MATERIAL PROVIDED:
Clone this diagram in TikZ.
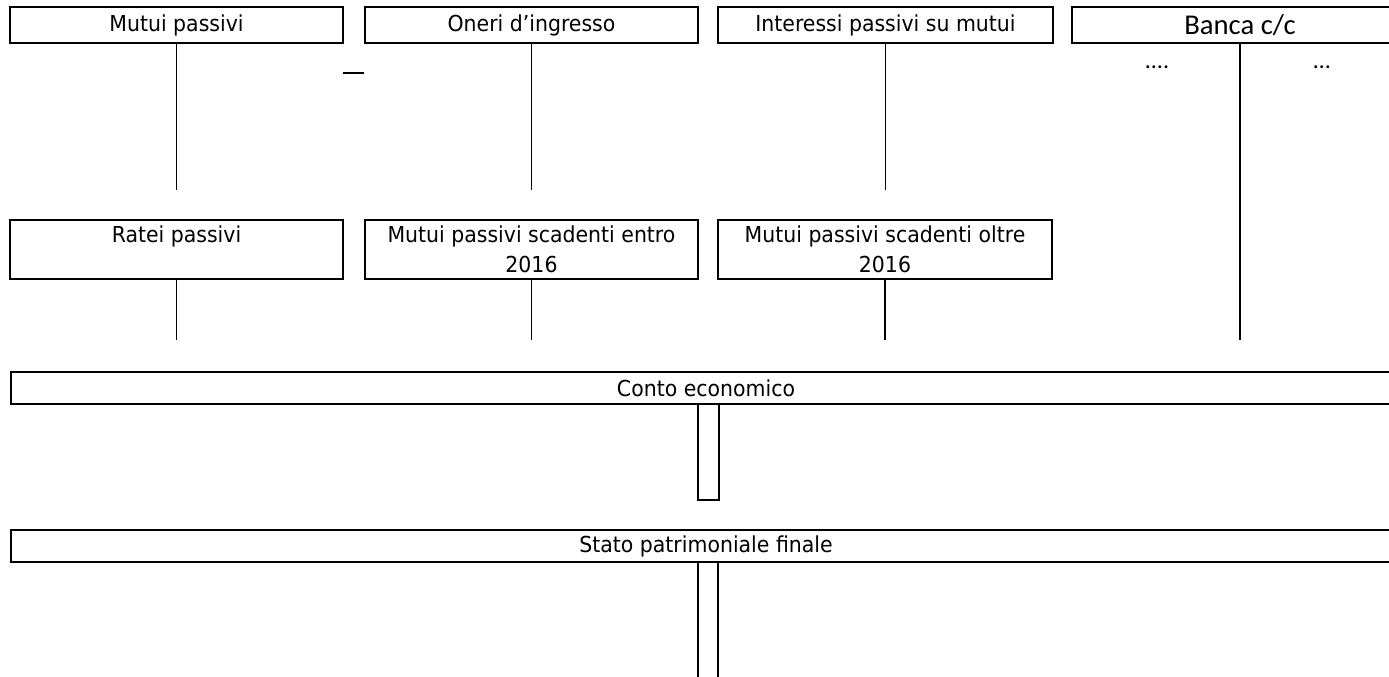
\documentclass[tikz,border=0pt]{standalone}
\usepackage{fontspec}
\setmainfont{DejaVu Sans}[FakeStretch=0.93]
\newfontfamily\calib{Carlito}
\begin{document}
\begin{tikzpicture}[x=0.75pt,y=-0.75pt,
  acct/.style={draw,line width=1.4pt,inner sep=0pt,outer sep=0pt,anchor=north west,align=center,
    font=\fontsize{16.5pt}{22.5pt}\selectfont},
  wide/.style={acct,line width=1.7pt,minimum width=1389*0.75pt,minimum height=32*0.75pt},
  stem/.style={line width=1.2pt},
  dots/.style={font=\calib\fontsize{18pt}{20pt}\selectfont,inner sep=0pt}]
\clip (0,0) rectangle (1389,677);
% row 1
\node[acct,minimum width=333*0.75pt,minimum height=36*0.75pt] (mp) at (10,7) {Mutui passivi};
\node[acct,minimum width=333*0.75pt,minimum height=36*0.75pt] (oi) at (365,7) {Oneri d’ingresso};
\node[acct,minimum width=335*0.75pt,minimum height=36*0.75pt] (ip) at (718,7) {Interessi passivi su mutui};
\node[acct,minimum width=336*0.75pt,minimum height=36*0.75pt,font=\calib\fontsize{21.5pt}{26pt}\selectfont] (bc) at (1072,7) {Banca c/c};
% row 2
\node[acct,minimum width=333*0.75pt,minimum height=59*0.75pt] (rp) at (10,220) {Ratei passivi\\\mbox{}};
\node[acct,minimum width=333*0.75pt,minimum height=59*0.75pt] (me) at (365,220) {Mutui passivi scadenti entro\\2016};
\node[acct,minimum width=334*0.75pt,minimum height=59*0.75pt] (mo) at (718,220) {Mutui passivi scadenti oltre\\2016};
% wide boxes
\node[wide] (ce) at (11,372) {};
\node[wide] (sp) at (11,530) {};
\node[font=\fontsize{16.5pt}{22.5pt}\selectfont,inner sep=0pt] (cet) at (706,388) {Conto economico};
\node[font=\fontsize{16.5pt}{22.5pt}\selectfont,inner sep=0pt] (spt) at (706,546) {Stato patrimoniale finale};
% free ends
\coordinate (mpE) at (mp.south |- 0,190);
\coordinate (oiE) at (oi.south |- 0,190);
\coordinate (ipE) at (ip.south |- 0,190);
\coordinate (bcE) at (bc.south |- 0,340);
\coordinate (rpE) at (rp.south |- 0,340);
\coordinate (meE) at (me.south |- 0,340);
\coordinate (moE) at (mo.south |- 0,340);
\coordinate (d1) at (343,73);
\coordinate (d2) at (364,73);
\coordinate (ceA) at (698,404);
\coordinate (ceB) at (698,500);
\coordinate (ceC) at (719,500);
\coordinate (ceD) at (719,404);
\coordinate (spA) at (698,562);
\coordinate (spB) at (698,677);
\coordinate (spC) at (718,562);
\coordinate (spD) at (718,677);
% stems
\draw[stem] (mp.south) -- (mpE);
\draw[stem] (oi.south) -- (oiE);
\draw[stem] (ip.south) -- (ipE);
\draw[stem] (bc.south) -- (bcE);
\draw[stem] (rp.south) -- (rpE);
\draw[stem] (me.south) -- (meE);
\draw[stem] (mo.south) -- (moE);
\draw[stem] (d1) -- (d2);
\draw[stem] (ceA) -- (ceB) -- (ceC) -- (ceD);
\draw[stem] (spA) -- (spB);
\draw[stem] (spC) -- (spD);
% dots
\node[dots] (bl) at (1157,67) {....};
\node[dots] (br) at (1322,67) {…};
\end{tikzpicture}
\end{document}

WRITTEN REQUEST: Reproduce the whole listing exactly, but not the images in it.

RESULT OF THIS TASK:
Clone this diagram in TikZ.
\documentclass[tikz,border=0pt]{standalone}
\usepackage{fontspec}
\setmainfont{DejaVu Sans}[FakeStretch=0.93]
\newfontfamily\calib{Carlito}
\begin{document}
\begin{tikzpicture}[x=0.75pt,y=-0.75pt,
  acct/.style={draw,line width=1.4pt,inner sep=0pt,outer sep=0pt,anchor=north west,align=center,
    font=\fontsize{16.5pt}{22.5pt}\selectfont},
  wide/.style={acct,line width=1.7pt,minimum width=1389*0.75pt,minimum height=32*0.75pt},
  stem/.style={line width=1.2pt},
  dots/.style={font=\calib\fontsize{18pt}{20pt}\selectfont,inner sep=0pt}]
\clip (0,0) rectangle (1389,677);
% row 1
\node[acct,minimum width=333*0.75pt,minimum height=36*0.75pt] (mp) at (10,7) {Mutui passivi};
\node[acct,minimum width=333*0.75pt,minimum height=36*0.75pt] (oi) at (365,7) {Oneri d’ingresso};
\node[acct,minimum width=335*0.75pt,minimum height=36*0.75pt] (ip) at (718,7) {Interessi passivi su mutui};
\node[acct,minimum width=336*0.75pt,minimum height=36*0.75pt,font=\calib\fontsize{21.5pt}{26pt}\selectfont] (bc) at (1072,7) {Banca c/c};
% row 2
\node[acct,minimum width=333*0.75pt,minimum height=59*0.75pt] (rp) at (10,220) {Ratei passivi\\\mbox{}};
\node[acct,minimum width=333*0.75pt,minimum height=59*0.75pt] (me) at (365,220) {Mutui passivi scadenti entro\\2016};
\node[acct,minimum width=334*0.75pt,minimum height=59*0.75pt] (mo) at (718,220) {Mutui passivi scadenti oltre\\2016};
% wide boxes
\node[wide] (ce) at (11,372) {};
\node[wide] (sp) at (11,530) {};
\node[font=\fontsize{16.5pt}{22.5pt}\selectfont,inner sep=0pt] (cet) at (706,388) {Conto economico};
\node[font=\fontsize{16.5pt}{22.5pt}\selectfont,inner sep=0pt] (spt) at (706,546) {Stato patrimoniale finale};
% free ends
\coordinate (mpE) at (mp.south |- 0,190);
\coordinate (oiE) at (oi.south |- 0,190);
\coordinate (ipE) at (ip.south |- 0,190);
\coordinate (bcE) at (bc.south |- 0,340);
\coordinate (rpE) at (rp.south |- 0,340);
\coordinate (meE) at (me.south |- 0,340);
\coordinate (moE) at (mo.south |- 0,340);
\coordinate (d1) at (343,73);
\coordinate (d2) at (364,73);
\coordinate (ceA) at (698,404);
\coordinate (ceB) at (698,500);
\coordinate (ceC) at (719,500);
\coordinate (ceD) at (719,404);
\coordinate (spA) at (698,562);
\coordinate (spB) at (698,677);
\coordinate (spC) at (718,562);
\coordinate (spD) at (718,677);
% stems
\draw[stem] (mp.south) -- (mpE);
\draw[stem] (oi.south) -- (oiE);
\draw[stem] (ip.south) -- (ipE);
\draw[stem] (bc.south) -- (bcE);
\draw[stem] (rp.south) -- (rpE);
\draw[stem] (me.south) -- (meE);
\draw[stem] (mo.south) -- (moE);
\draw[stem] (d1) -- (d2);
\draw[stem] (ceA) -- (ceB) -- (ceC) -- (ceD);
\draw[stem] (spA) -- (spB);
\draw[stem] (spC) -- (spD);
% dots
\node[dots] (bl) at (1157,67) {....};
\node[dots] (br) at (1322,67) {…};
\end{tikzpicture}
\end{document}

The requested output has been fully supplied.